The strength capacities of standard nuts are listed as the nut's proof stress. This should not be confused with the proof strength of the bolts. Proof stress is the ultimate load the nut can support without thread failure. For design purposes, the most important aspect of choosing the appropriate nut is to select a nut with a proof stress equal to or greater than the ultimate tensile strength of the bolt.

Caution: It appears that one could theoretically increase the thread strength by increasing the length of engagement. However, as illustrated in the Load Distribution chart above, the first thread will be taking the majority of the applied load. For carbon steel fasteners (including tapped holes) the length of engagement would be limited to approximately one nominal diameter (approximately 1-1/2 times the diameter for aluminum). After that, there is no appreciable increase in strength. Once the applied load has exceeded the first thread's capacity, it will fail and subsequently cause the remaining threads to fail in succession.

Nut proof stress

If the nut proof stress does not exceed the proof strength of the bolt, stripping failure is very likely.

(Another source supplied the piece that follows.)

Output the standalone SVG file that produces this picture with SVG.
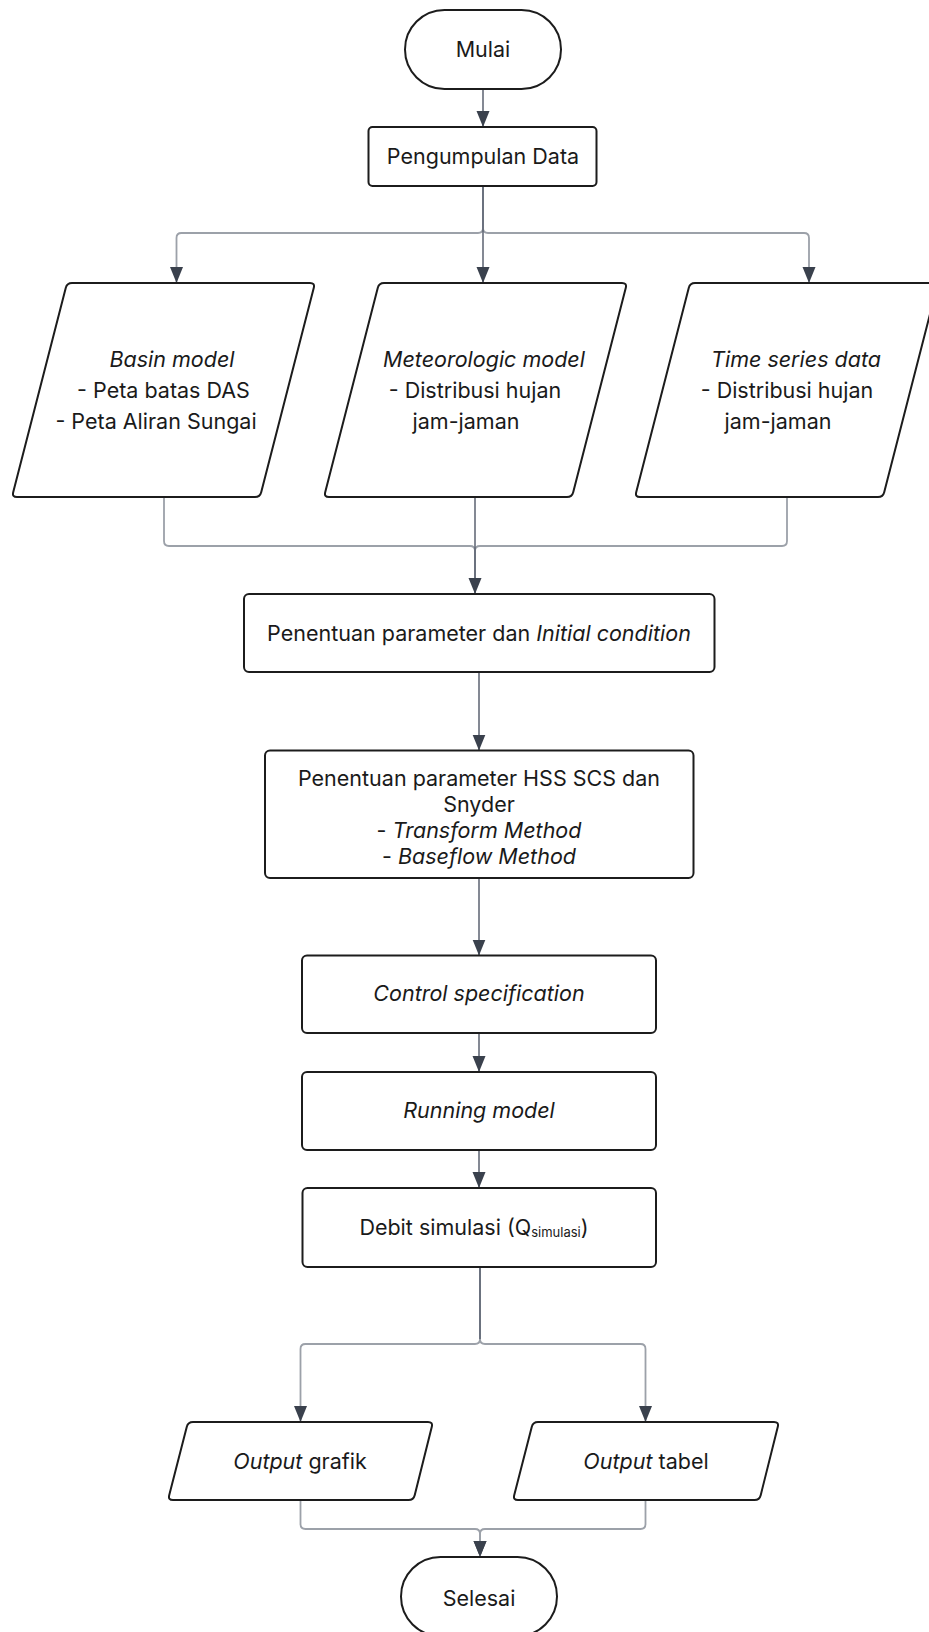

Returning to the discussion of fundamentals in thread connection design, the nut or tapped hole should support more load than the bolt. Thus, the design criteria for threaded connections also leads to nut selection criteria which help the designer ensure functionality in the joint. The following are the basic rules:

  • Ensure that the nut adheres to a specification which is compatible with the specification of the bolt (ASTM A193 and ASTM A194, SAE J429 and SAE J995, etc.)
  • Ensure that the selected nut has a proof stress greater than or equal to the tensile strength of the bolt.